While job security is something we all strive for, Collins isn't getting too comfortable with the hierarchy. 

“I don’t want to say necessarily ‘comfortable,’ because when I use that word, it makes me feel like I’m too relaxed and lackadaisical," Collins said.

"I’m more focused. I don’t want to get comfortable. I don’t want the team or our group to get comfortable, because we just want to get better every day. So, in the position I am, it’s a great feeling, but I’m always pushing myself to be better.”

While Collins has set personal goals for himself – like a 1,000-yard season – he is equally as focused on making the Ravens backfield one of the best groups in the National Football League. 

“I expect that," Collins said on being the Ravens' starter.

"I would hope that all the other running backs expect [to be the starter] as well, and that’s what kind of drives our group – when we all know that we have that capability to be the No. 1 guy, and we’re out competing and push each other and try to be the best. No matter who’s out there during the game, you’ll see a productive play out of that person. So, I have that mindset.

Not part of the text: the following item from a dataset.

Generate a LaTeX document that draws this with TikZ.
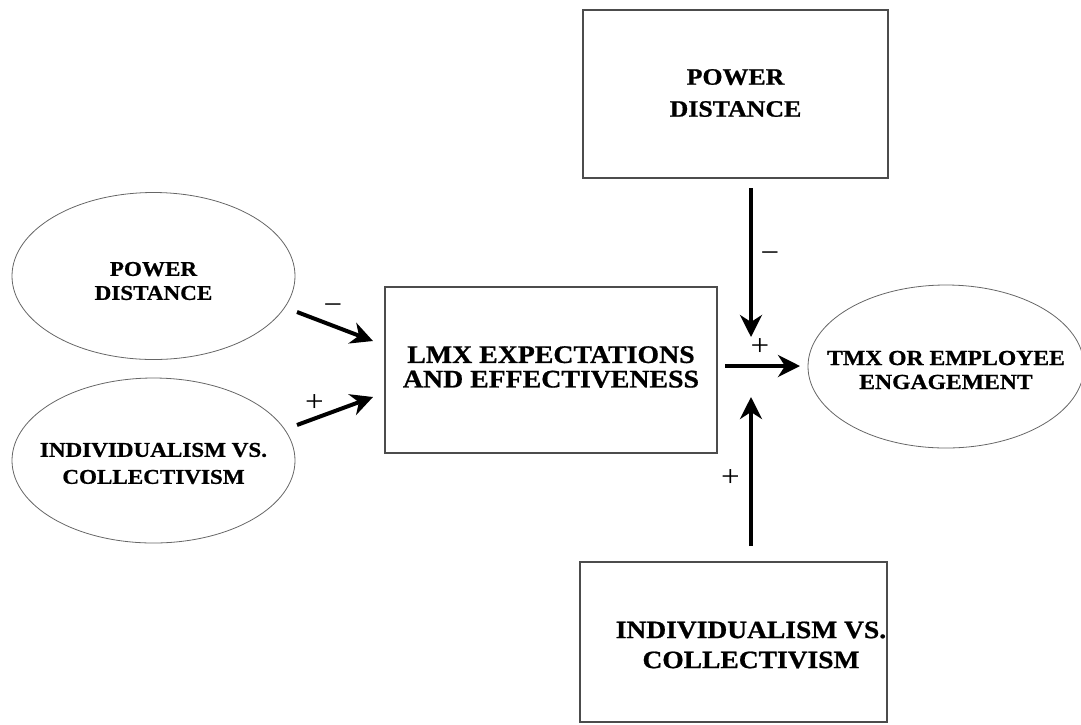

I want to be the guy. I have that fire in me, and I hope [that is] as well as the other running backs, as I encouraged them as well.”

Collins noted that he's coming into training camp a bit heavier. He added five pounds to his 200-pound frame "just to see how that feels," but is still maintaining the stamina and strength he's always had. 

Collins – who was one of several veterans released from practice early as the team begins to adjust their way into the extended preseason – finished his media availability with a friendly warning to fantasy football owners: "Draft me now before it’s too late, guys."